• [What is expected]:
Copy the data exactly as it appears, and do not include any pictures.

• [Supplied data]:
#####

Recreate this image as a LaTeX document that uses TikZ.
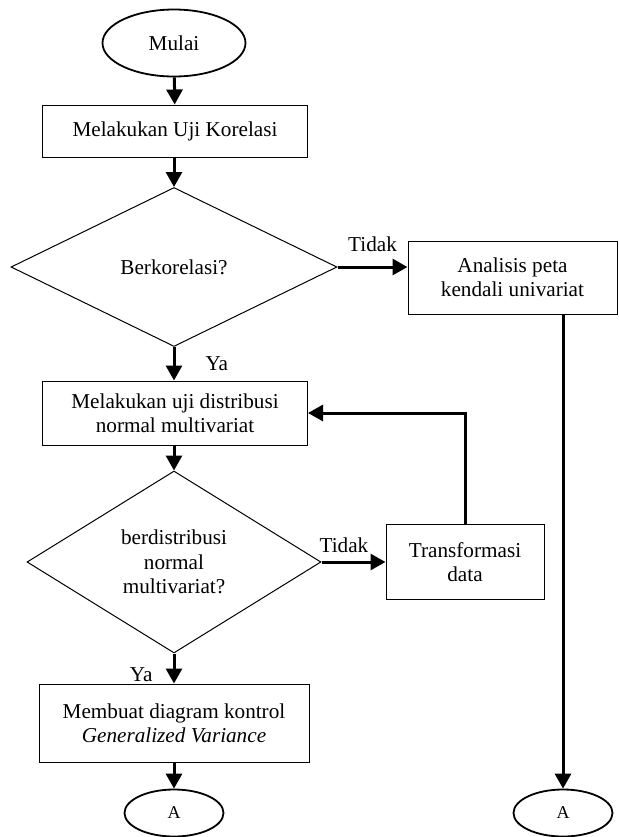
\documentclass[tikz,border=0pt]{standalone}
\usepackage{fontspec}
\setmainfont{Liberation Serif}
\usetikzlibrary{shapes.geometric,arrows.meta}

\begin{document}
\begin{tikzpicture}[
                x=0.5pt, y=-0.5pt,
                every node/.style={draw, align=center, inner sep=0pt, font=\fontsize{10.6}{12.2}\selectfont},
                terminal/.style={ellipse, line width=0.9pt},
                proses/.style={rectangle, line width=0.5pt},
                keputusan/.style={diamond, line width=0.5pt},
                ket/.style={draw=none},
                panah/.style={line width=1.5pt, -{Triangle[width=8pt,length=7.5pt]}},
            ]
            \useasboundingbox (0,0) rectangle (619,837);
            \node[terminal, minimum width=71.5pt, minimum height=33.5pt] (mulai) at (174,43) {Mulai};
            \node[proses, minimum width=132.5pt, minimum height=26pt] (uji) at (175,131) {Melakukan Uji Korelasi};
            \node[keputusan, minimum width=163pt, minimum height=79.5pt] (kor) at (174,267) {Berkorelasi?};
            \node[proses, minimum width=104.5pt, minimum height=36.5pt] (analisis) at (512.5,277.5) {Analisis peta\\kendali univariat};
            \node[proses, minimum width=132.5pt, minimum height=32pt] (dist) at (175,413) {Melakukan uji distribusi\\normal multivariat};
            \node[keputusan, minimum width=147pt, minimum height=91pt] (normal) at (174,562) {berdistribusi\\normal\\multivariat?};
            \node[proses, minimum width=79pt, minimum height=37.5pt] (trans) at (465,562) {Transformasi\\data};
            \node[proses, minimum width=135pt, minimum height=39pt] (gv) at (174,723) {Membuat diagram kontrol\\\textit{Generalized Variance}};
            \node[terminal, minimum width=49.5pt, minimum height=23.5pt, font=\fontsize{9}{10}\selectfont] (akiri) at (174,813) {A};
            \node[terminal, minimum width=49.5pt, minimum height=23.5pt, font=\fontsize{9}{10}\selectfont] (akanan) at (563,813) {A};
            \draw[panah] (mulai) -- (uji);
            \draw[panah] (uji.south -| kor.north) -- (kor.north);
            \draw[panah] (kor.east) -- (kor.east -| analisis.west) node[ket, midway, above=7pt] {Tidak};
            \draw[panah] (kor.south) -- (kor.south |- dist.north) node[ket, midway, right=15pt] {Ya};
            \draw[panah] (dist.south -| normal.north) -- (normal.north);
            \draw[panah] (normal.east) -- (trans.west) node[ket, pos=0.35, above=4pt] {Tidak};
            \draw[panah] (trans.north) |- (dist.east);
            \draw[panah] (normal.south) -- (normal.south |- gv.north) node[ket, pos=0.7, left=10pt] {Ya};
            \draw[panah] (gv.south -| akiri.north) -- (akiri.north);
            \draw[panah] (analisis.south -| akanan.north) -- (akanan.north);
            \end{tikzpicture}
\end{document}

#####

• [Task response]:
Recreate this image as a LaTeX document that uses TikZ.
\documentclass[tikz,border=0pt]{standalone}
\usepackage{fontspec}
\setmainfont{Liberation Serif}
\usetikzlibrary{shapes.geometric,arrows.meta}

\begin{document}
\begin{tikzpicture}[
                x=0.5pt, y=-0.5pt,
                every node/.style={draw, align=center, inner sep=0pt, font=\fontsize{10.6}{12.2}\selectfont},
                terminal/.style={ellipse, line width=0.9pt},
                proses/.style={rectangle, line width=0.5pt},
                keputusan/.style={diamond, line width=0.5pt},
                ket/.style={draw=none},
                panah/.style={line width=1.5pt, -{Triangle[width=8pt,length=7.5pt]}},
            ]
            \useasboundingbox (0,0) rectangle (619,837);
            \node[terminal, minimum width=71.5pt, minimum height=33.5pt] (mulai) at (174,43) {Mulai};
            \node[proses, minimum width=132.5pt, minimum height=26pt] (uji) at (175,131) {Melakukan Uji Korelasi};
            \node[keputusan, minimum width=163pt, minimum height=79.5pt] (kor) at (174,267) {Berkorelasi?};
            \node[proses, minimum width=104.5pt, minimum height=36.5pt] (analisis) at (512.5,277.5) {Analisis peta\\kendali univariat};
            \node[proses, minimum width=132.5pt, minimum height=32pt] (dist) at (175,413) {Melakukan uji distribusi\\normal multivariat};
            \node[keputusan, minimum width=147pt, minimum height=91pt] (normal) at (174,562) {berdistribusi\\normal\\multivariat?};
            \node[proses, minimum width=79pt, minimum height=37.5pt] (trans) at (465,562) {Transformasi\\data};
            \node[proses, minimum width=135pt, minimum height=39pt] (gv) at (174,723) {Membuat diagram kontrol\\\textit{Generalized Variance}};
            \node[terminal, minimum width=49.5pt, minimum height=23.5pt, font=\fontsize{9}{10}\selectfont] (akiri) at (174,813) {A};
            \node[terminal, minimum width=49.5pt, minimum height=23.5pt, font=\fontsize{9}{10}\selectfont] (akanan) at (563,813) {A};
            \draw[panah] (mulai) -- (uji);
            \draw[panah] (uji.south -| kor.north) -- (kor.north);
            \draw[panah] (kor.east) -- (kor.east -| analisis.west) node[ket, midway, above=7pt] {Tidak};
            \draw[panah] (kor.south) -- (kor.south |- dist.north) node[ket, midway, right=15pt] {Ya};
            \draw[panah] (dist.south -| normal.north) -- (normal.north);
            \draw[panah] (normal.east) -- (trans.west) node[ket, pos=0.35, above=4pt] {Tidak};
            \draw[panah] (trans.north) |- (dist.east);
            \draw[panah] (normal.south) -- (normal.south |- gv.north) node[ket, pos=0.7, left=10pt] {Ya};
            \draw[panah] (gv.south -| akiri.north) -- (akiri.north);
            \draw[panah] (analisis.south -| akanan.north) -- (akanan.north);
            \end{tikzpicture}
\end{document}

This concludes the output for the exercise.